The listing below holds a line with "Write a web" and a later line with "const yTicks = [0, 0.1, 0.2, 0.3, 0.4, 0.5, 0.6];". Write out those two lines and every line between them, exactly, and nothing else.
____ DATA EXTRACT
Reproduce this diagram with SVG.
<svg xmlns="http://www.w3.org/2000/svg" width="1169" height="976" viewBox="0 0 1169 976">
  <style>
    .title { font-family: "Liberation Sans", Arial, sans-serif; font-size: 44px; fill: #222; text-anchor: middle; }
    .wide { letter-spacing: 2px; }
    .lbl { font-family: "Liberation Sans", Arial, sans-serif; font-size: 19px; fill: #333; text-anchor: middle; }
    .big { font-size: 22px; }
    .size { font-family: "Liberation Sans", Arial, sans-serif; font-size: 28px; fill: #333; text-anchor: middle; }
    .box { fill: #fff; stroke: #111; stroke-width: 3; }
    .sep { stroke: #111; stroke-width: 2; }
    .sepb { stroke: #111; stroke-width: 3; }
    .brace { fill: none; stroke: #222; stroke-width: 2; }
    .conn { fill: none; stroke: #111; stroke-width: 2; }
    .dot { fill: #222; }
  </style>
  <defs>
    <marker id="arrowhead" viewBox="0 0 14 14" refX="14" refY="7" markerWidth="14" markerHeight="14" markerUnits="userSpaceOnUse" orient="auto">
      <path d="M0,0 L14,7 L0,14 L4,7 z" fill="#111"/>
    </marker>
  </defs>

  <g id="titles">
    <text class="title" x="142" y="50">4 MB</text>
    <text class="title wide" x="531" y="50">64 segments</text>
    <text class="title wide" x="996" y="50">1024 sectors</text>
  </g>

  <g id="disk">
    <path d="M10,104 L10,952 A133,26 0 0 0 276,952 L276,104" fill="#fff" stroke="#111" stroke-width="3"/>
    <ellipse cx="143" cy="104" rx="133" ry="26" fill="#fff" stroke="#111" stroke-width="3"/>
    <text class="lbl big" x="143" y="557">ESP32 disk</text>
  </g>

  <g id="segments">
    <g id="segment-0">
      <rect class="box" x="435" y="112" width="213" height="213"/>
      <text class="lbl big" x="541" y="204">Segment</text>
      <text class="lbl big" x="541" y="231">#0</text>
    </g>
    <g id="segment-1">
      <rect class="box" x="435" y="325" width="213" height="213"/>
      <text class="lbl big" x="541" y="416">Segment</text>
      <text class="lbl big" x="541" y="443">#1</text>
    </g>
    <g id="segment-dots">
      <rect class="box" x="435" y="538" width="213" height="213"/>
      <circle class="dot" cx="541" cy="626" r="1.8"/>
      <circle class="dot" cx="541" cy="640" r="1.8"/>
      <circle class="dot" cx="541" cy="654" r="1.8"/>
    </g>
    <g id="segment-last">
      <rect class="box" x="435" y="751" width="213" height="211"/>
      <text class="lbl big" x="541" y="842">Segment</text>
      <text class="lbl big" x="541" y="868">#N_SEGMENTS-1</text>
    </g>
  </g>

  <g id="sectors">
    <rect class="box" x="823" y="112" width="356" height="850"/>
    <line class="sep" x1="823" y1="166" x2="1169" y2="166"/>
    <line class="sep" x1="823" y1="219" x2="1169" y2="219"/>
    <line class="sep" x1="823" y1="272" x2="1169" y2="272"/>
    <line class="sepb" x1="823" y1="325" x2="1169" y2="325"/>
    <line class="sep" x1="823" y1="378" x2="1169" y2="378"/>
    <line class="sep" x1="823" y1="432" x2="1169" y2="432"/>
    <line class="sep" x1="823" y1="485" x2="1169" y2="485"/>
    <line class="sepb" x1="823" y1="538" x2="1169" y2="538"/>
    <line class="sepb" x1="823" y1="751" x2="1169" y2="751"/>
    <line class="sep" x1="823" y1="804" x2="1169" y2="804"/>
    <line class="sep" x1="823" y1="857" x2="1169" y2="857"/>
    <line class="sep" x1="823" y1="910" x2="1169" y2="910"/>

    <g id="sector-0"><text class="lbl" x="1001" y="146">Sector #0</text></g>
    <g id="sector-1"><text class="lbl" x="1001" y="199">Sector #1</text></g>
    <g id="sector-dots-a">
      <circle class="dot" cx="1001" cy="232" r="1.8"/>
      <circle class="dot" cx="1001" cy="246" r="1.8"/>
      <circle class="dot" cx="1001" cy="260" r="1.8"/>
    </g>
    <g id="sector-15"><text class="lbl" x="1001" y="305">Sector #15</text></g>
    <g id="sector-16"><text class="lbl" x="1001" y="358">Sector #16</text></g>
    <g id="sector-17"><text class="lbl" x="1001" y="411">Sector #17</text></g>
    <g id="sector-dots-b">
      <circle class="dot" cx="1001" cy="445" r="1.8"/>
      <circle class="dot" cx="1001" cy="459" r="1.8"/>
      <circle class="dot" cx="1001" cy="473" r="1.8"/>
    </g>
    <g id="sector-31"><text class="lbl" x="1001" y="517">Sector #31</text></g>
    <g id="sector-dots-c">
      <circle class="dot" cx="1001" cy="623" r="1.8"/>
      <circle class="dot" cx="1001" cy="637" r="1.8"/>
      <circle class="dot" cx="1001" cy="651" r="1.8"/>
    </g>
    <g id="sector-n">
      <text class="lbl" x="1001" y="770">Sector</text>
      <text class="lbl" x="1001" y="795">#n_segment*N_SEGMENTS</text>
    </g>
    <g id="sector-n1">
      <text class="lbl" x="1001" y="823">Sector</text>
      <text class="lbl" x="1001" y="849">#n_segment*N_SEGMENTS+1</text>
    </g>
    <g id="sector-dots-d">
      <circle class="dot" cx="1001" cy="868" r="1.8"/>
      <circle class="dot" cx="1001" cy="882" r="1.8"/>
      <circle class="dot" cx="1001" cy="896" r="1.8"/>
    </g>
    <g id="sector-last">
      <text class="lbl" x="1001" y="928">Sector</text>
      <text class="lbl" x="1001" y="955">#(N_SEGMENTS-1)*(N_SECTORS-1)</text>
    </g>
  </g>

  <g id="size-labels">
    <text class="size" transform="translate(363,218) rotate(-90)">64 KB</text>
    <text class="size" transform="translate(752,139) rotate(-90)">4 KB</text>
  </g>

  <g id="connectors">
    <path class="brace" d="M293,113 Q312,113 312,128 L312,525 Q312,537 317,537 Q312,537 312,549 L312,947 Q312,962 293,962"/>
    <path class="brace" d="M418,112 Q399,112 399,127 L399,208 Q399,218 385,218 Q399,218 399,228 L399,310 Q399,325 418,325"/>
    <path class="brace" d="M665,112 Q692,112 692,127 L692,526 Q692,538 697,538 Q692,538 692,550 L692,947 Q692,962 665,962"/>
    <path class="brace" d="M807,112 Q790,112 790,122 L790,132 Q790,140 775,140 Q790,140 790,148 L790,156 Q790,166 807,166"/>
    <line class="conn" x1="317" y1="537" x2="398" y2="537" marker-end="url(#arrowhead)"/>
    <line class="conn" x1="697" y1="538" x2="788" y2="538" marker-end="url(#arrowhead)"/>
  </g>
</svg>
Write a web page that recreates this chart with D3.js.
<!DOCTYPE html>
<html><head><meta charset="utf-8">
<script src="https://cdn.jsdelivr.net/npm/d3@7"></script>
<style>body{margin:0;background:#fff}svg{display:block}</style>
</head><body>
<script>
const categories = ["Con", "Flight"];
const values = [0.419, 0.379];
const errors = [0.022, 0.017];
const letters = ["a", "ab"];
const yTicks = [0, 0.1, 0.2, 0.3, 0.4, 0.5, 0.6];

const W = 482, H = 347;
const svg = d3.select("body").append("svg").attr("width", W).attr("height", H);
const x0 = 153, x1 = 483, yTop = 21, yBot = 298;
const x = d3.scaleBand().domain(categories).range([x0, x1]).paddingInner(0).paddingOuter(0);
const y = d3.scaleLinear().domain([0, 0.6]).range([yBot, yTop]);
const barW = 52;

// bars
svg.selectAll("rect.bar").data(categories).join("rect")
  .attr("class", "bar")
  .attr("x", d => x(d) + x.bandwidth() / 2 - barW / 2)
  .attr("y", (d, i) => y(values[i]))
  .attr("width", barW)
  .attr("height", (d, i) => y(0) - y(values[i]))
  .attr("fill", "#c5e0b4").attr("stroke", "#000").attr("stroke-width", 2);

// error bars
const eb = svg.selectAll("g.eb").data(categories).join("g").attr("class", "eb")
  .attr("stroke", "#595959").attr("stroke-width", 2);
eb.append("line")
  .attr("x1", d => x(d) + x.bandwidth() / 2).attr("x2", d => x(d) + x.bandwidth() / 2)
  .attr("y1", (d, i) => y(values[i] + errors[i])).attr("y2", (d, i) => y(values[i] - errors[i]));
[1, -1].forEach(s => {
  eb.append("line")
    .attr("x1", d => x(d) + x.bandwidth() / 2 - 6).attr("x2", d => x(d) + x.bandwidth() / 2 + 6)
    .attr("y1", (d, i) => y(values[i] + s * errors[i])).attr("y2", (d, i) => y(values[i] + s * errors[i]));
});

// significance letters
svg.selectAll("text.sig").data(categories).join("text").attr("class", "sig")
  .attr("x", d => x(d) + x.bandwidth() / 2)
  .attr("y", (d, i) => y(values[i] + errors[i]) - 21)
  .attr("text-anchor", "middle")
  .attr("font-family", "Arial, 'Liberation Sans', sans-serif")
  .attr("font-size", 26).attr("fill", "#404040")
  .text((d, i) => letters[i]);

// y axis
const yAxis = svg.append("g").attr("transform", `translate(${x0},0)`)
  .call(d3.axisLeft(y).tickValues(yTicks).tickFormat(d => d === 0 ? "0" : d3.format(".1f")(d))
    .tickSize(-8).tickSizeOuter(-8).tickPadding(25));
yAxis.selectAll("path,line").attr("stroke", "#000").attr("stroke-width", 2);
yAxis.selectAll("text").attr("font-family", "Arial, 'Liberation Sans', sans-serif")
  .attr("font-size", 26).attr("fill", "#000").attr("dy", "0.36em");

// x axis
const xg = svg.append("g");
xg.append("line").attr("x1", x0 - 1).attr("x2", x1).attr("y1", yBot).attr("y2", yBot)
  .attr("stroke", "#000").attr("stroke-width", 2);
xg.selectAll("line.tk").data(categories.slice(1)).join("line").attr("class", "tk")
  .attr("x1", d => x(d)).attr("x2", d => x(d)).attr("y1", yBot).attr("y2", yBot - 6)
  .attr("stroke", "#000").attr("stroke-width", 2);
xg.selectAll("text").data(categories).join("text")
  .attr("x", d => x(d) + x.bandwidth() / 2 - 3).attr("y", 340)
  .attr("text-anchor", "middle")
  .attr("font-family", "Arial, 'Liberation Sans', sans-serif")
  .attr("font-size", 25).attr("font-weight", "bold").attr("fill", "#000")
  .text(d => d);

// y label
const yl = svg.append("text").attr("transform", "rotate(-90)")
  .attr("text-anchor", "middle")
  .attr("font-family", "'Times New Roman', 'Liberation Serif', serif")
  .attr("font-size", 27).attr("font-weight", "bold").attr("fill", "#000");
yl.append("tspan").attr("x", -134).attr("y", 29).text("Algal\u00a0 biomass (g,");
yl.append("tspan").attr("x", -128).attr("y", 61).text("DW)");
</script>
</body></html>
________
§ **ANSWER FOR THIS EXERCISE**:
Write a web page that recreates this chart with D3.js.
<!DOCTYPE html>
<html><head><meta charset="utf-8">
<script src="https://cdn.jsdelivr.net/npm/d3@7"></script>
<style>body{margin:0;background:#fff}svg{display:block}</style>
</head><body>
<script>
const categories = ["Con", "Flight"];
const values = [0.419, 0.379];
const errors = [0.022, 0.017];
const letters = ["a", "ab"];
const yTicks = [0, 0.1, 0.2, 0.3, 0.4, 0.5, 0.6];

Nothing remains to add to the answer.